Westword: What made the reunion happen?

Dan Hoerner: I'm always ready to play Sunny Day music. I think all the stars aligned at the right time. Nate had a little break from his Foo Fighters schedule, and he actually called us. What was I gonna say — no?!

Time has seemed to validate some of the music. The fact that people are still listening to it in any capacity is exciting to me. The opportunity to play with Nate again is just unbelievable. I never thought we'd get this chance to play with him ever again. He's an immensely talented musician, and he really completes the unit. [When he plays with us], the sound is just so powerful. I'm psyched to bring it, because it's so loud and heavy.

Has Nate changed in any way as a result of being in the Foo Fighters?

You tell me if I'm wrong, but it seems like the Foo Fighters are really successful.

They seem like they're doing okay.

[Laughs.] Gosh, they're doing okay? They've got Grammys! Nate has been honed playing amazing music and putting on incredible live shows. He's a thoroughbred; he's a trained champion. I think it's incumbent on the rest of us to try and match him. William [Goldsmith] and Jeremy [Enigk] both seem to bring it pretty strongly themselves. When I look around the practice space, it's a daunting challenge to try and step up to the levels of those guys. Nate is still the same, though; he still plays the same thunderous bass that he always has.

The theme of the band was a theory stating that everything, at some point, can be bought and sold, even a sunny day. Considering the state of the economy, does the name of the band still resonate the same?
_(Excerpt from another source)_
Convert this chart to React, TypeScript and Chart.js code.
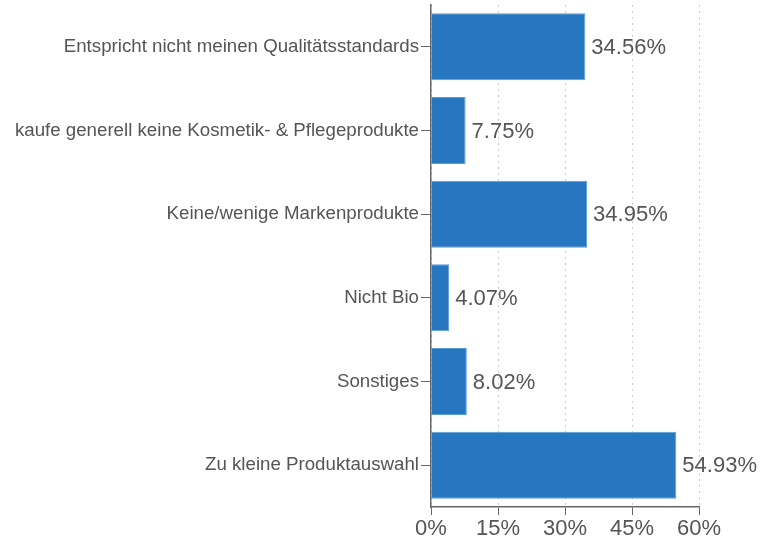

If anything, I think the concept is being validated more and more every single day. All of us are living lives of economic slavery to a petrol imperialistic system. People's freedoms are being stripped away, and the U.S. military is being deployed around the oil trade routes. It's all kind spooky and scary and very dark and ominous, at least to me. You'll have to forgive me, by the way. I literally just read the last page of this book called The Tyranny of Oil. I just realized I was spouting all of the rhetoric. I totally apologize for that!